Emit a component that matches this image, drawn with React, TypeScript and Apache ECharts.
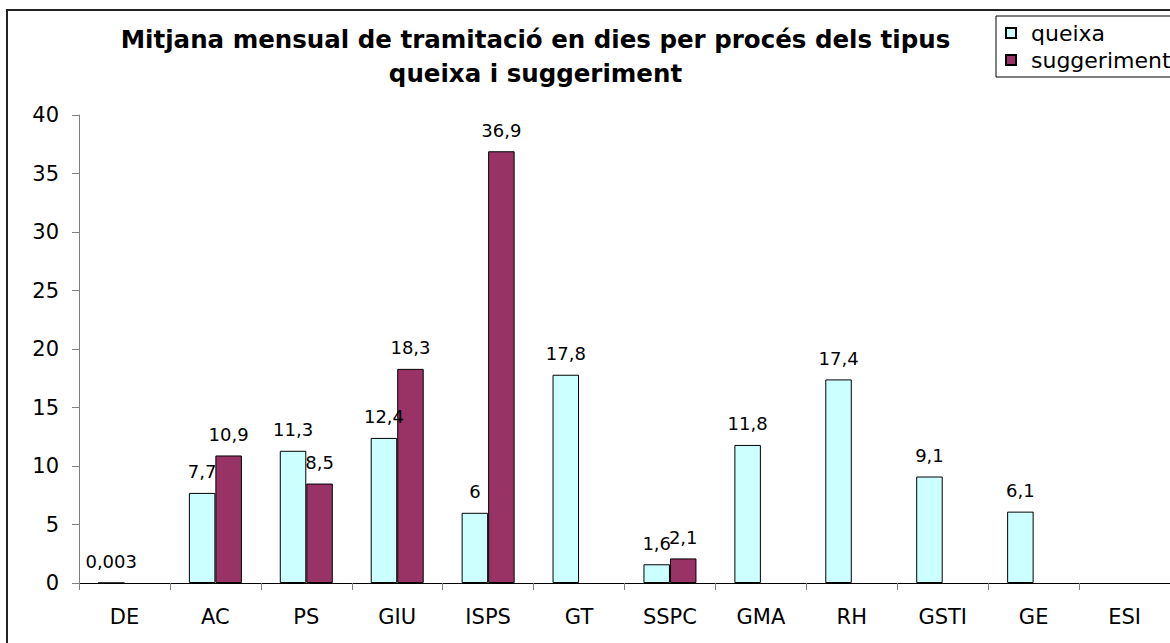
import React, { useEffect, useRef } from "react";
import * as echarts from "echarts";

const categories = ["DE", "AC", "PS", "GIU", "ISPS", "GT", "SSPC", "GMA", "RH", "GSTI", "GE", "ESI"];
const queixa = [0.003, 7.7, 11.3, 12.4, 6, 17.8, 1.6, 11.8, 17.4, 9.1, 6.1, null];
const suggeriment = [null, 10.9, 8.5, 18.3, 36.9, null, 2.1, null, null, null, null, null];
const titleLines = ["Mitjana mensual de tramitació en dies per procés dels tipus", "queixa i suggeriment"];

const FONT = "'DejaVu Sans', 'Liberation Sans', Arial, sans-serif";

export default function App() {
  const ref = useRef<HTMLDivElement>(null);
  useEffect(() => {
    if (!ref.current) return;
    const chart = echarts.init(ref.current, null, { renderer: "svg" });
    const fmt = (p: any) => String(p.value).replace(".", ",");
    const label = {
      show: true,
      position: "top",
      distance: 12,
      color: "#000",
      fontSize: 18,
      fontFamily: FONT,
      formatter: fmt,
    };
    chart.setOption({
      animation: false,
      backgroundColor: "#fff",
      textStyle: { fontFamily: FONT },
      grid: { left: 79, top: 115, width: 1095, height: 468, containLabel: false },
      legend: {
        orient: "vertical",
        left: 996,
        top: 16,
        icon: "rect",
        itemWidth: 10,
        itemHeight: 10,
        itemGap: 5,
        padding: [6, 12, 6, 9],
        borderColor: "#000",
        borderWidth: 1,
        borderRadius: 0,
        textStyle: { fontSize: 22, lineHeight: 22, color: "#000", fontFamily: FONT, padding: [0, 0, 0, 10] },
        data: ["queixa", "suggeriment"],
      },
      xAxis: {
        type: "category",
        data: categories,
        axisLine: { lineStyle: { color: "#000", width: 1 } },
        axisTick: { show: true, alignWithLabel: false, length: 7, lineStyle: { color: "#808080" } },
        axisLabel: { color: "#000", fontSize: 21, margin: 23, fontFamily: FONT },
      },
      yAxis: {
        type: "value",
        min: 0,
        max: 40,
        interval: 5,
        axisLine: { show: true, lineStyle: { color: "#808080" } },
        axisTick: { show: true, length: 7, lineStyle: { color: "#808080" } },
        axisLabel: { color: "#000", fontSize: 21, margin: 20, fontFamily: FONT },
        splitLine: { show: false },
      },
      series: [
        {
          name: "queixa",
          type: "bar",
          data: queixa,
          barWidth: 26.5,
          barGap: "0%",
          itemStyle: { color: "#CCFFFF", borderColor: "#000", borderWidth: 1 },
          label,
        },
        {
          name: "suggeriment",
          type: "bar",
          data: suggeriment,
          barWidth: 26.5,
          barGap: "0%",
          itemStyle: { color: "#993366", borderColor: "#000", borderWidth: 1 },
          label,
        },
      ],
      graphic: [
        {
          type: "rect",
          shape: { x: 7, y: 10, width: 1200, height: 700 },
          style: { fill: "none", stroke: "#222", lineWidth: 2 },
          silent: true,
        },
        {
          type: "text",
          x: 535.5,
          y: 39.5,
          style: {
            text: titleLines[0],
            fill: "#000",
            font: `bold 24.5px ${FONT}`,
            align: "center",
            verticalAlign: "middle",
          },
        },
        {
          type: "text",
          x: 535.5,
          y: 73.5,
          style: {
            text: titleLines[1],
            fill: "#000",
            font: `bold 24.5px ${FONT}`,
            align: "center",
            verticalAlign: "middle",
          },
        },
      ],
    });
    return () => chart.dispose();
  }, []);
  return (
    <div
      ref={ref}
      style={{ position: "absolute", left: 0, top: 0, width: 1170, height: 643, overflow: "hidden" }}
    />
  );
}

# # # # # # #

Prompt » Repeat the data exactly, excluding the pictures.

Answer to the exercise »
Emit a component that matches this image, drawn with React, TypeScript and Apache ECharts.
import React, { useEffect, useRef } from "react";
import * as echarts from "echarts";

const categories = ["DE", "AC", "PS", "GIU", "ISPS", "GT", "SSPC", "GMA", "RH", "GSTI", "GE", "ESI"];
const queixa = [0.003, 7.7, 11.3, 12.4, 6, 17.8, 1.6, 11.8, 17.4, 9.1, 6.1, null];
const suggeriment = [null, 10.9, 8.5, 18.3, 36.9, null, 2.1, null, null, null, null, null];
const titleLines = ["Mitjana mensual de tramitació en dies per procés dels tipus", "queixa i suggeriment"];

const FONT = "'DejaVu Sans', 'Liberation Sans', Arial, sans-serif";

export default function App() {
  const ref = useRef<HTMLDivElement>(null);
  useEffect(() => {
    if (!ref.current) return;
    const chart = echarts.init(ref.current, null, { renderer: "svg" });
    const fmt = (p: any) => String(p.value).replace(".", ",");
    const label = {
      show: true,
      position: "top",
      distance: 12,
      color: "#000",
      fontSize: 18,
      fontFamily: FONT,
      formatter: fmt,
    };
    chart.setOption({
      animation: false,
      backgroundColor: "#fff",
      textStyle: { fontFamily: FONT },
      grid: { left: 79, top: 115, width: 1095, height: 468, containLabel: false },
      legend: {
        orient: "vertical",
        left: 996,
        top: 16,
        icon: "rect",
        itemWidth: 10,
        itemHeight: 10,
        itemGap: 5,
        padding: [6, 12, 6, 9],
        borderColor: "#000",
        borderWidth: 1,
        borderRadius: 0,
        textStyle: { fontSize: 22, lineHeight: 22, color: "#000", fontFamily: FONT, padding: [0, 0, 0, 10] },
        data: ["queixa", "suggeriment"],
      },
      xAxis: {
        type: "category",
        data: categories,
        axisLine: { lineStyle: { color: "#000", width: 1 } },
        axisTick: { show: true, alignWithLabel: false, length: 7, lineStyle: { color: "#808080" } },
        axisLabel: { color: "#000", fontSize: 21, margin: 23, fontFamily: FONT },
      },
      yAxis: {
        type: "value",
        min: 0,
        max: 40,
        interval: 5,
        axisLine: { show: true, lineStyle: { color: "#808080" } },
        axisTick: { show: true, length: 7, lineStyle: { color: "#808080" } },
        axisLabel: { color: "#000", fontSize: 21, margin: 20, fontFamily: FONT },
        splitLine: { show: false },
      },
      series: [
        {
          name: "queixa",
          type: "bar",
          data: queixa,
          barWidth: 26.5,
          barGap: "0%",
          itemStyle: { color: "#CCFFFF", borderColor: "#000", borderWidth: 1 },
          label,
        },
        {
          name: "suggeriment",
          type: "bar",
          data: suggeriment,
          barWidth: 26.5,
          barGap: "0%",
          itemStyle: { color: "#993366", borderColor: "#000", borderWidth: 1 },
          label,
        },
      ],
      graphic: [
        {
          type: "rect",
          shape: { x: 7, y: 10, width: 1200, height: 700 },
          style: { fill: "none", stroke: "#222", lineWidth: 2 },
          silent: true,
        },
        {
          type: "text",
          x: 535.5,
          y: 39.5,
          style: {
            text: titleLines[0],
            fill: "#000",
            font: `bold 24.5px ${FONT}`,
            align: "center",
            verticalAlign: "middle",
          },
        },
        {
          type: "text",
          x: 535.5,
          y: 73.5,
          style: {
            text: titleLines[1],
            fill: "#000",
            font: `bold 24.5px ${FONT}`,
            align: "center",
            verticalAlign: "middle",
          },
        },
      ],
    });
    return () => chart.dispose();
  }, []);
  return (
    <div
      ref={ref}
      style={{ position: "absolute", left: 0, top: 0, width: 1170, height: 643, overflow: "hidden" }}
    />
  );
}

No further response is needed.